▶ WHAT IS NEEDED:
Leaving out all pictures, please print only the lines from the one containing "Clone this chart in matplotlib." through the one containing "plt.rcParams['font.family'] = ['Lato', 'DejaVu".

+++ DATA SUPPLIED +++

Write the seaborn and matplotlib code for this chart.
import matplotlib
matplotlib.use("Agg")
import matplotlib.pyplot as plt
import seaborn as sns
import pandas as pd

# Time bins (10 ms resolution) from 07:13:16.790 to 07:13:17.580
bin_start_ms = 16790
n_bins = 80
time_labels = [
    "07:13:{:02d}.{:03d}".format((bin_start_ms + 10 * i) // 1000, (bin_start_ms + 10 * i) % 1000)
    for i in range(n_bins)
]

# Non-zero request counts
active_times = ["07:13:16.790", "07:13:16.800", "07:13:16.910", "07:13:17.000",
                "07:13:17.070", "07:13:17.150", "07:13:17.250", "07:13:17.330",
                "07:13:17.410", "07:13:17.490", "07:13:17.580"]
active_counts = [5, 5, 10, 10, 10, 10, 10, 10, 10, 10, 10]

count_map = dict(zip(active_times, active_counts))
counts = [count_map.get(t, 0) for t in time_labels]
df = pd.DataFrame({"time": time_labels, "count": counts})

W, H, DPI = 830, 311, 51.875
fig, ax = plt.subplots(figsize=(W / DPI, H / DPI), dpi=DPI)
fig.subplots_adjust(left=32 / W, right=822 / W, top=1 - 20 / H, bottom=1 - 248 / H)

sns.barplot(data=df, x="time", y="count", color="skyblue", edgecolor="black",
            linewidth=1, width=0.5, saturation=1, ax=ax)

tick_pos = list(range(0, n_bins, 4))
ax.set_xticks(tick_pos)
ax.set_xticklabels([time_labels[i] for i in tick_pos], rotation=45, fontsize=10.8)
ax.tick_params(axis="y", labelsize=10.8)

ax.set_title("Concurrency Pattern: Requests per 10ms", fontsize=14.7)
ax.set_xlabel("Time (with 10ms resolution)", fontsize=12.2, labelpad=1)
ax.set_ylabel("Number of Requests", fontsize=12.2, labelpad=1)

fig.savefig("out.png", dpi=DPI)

+++
+++ DATA SUPPLIED +++

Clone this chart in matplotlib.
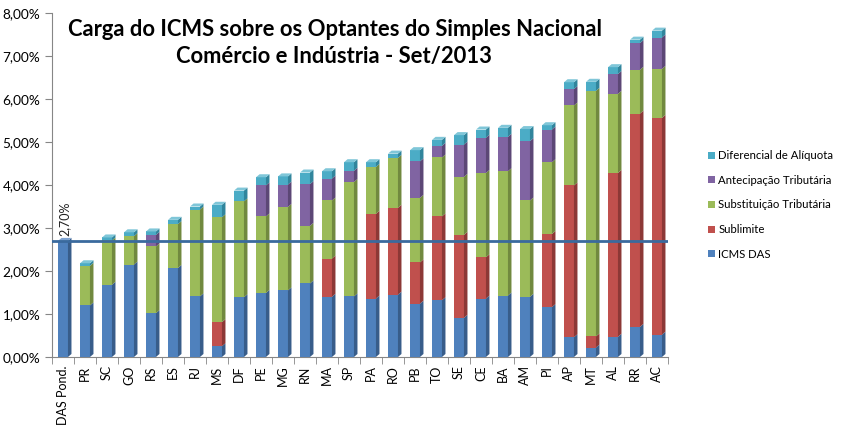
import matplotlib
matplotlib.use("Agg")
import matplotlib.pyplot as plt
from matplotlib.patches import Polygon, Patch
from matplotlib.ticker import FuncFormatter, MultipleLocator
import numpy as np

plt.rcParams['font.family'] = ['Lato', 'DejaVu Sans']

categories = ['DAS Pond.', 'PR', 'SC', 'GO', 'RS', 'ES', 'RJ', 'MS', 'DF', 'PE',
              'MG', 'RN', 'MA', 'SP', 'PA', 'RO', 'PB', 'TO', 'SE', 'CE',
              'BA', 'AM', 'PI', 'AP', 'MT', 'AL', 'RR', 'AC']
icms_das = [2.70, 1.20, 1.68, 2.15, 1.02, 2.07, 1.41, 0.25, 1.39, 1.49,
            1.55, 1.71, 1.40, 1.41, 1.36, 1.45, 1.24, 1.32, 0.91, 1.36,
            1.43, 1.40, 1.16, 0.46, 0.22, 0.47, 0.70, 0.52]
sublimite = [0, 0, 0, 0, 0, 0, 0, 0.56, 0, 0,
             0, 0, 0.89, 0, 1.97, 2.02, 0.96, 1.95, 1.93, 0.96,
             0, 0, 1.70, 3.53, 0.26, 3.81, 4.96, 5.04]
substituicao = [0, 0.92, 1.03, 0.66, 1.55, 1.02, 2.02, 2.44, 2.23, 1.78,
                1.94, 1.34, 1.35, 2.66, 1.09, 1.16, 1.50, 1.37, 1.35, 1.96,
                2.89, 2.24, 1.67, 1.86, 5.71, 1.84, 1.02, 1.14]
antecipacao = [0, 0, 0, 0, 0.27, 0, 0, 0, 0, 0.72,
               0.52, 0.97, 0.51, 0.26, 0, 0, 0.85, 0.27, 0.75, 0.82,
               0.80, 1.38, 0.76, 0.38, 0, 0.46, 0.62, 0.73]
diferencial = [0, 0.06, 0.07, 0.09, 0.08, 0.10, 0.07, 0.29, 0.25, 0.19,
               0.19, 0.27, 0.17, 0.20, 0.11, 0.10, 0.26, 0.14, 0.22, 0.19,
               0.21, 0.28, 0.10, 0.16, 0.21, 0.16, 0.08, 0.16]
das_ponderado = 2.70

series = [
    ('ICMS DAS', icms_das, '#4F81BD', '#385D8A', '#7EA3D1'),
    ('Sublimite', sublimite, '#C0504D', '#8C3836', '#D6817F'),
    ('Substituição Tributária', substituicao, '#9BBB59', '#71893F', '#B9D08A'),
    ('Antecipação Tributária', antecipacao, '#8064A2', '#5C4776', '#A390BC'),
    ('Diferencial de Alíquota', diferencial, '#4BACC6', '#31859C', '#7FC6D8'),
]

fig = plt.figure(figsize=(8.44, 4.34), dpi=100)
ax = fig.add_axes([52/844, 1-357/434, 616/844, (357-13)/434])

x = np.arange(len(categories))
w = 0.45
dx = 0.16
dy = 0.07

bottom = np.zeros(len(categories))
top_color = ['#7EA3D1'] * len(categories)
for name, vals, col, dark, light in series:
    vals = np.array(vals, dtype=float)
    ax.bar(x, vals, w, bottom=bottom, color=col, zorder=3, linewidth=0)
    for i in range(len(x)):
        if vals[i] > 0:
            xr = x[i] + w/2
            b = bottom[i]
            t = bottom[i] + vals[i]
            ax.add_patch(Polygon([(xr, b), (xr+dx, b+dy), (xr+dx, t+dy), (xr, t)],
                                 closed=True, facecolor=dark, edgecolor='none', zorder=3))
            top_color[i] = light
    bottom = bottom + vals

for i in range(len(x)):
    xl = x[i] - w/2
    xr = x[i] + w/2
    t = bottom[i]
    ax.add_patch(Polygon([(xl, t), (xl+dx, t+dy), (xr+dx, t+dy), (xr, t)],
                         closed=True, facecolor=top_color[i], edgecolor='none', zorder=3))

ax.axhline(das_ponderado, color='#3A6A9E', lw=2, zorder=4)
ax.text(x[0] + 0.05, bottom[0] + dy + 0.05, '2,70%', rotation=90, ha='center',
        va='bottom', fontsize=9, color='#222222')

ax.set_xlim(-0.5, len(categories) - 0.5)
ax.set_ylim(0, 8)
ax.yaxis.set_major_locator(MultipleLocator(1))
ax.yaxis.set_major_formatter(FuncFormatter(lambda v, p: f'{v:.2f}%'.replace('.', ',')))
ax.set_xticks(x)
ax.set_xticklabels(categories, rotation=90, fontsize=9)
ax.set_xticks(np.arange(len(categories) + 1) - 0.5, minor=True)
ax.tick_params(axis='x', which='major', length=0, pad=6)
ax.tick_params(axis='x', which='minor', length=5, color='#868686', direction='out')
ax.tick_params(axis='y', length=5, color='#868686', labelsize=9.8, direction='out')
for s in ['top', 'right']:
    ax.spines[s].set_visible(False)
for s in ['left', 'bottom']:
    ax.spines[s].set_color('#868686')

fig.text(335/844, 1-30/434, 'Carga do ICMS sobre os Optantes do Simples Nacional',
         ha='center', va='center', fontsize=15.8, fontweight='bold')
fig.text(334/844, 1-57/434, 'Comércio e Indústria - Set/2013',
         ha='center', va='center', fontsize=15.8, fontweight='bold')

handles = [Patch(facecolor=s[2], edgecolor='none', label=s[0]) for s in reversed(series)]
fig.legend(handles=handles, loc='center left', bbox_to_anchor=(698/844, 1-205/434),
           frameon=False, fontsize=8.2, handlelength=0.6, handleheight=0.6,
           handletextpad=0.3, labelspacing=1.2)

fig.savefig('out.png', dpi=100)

+++

▶ TASK SOLUTION:
Clone this chart in matplotlib.
import matplotlib
matplotlib.use("Agg")
import matplotlib.pyplot as plt
from matplotlib.patches import Polygon, Patch
from matplotlib.ticker import FuncFormatter, MultipleLocator
import numpy as np

plt.rcParams['font.family'] = ['Lato', 'DejaVu Sans']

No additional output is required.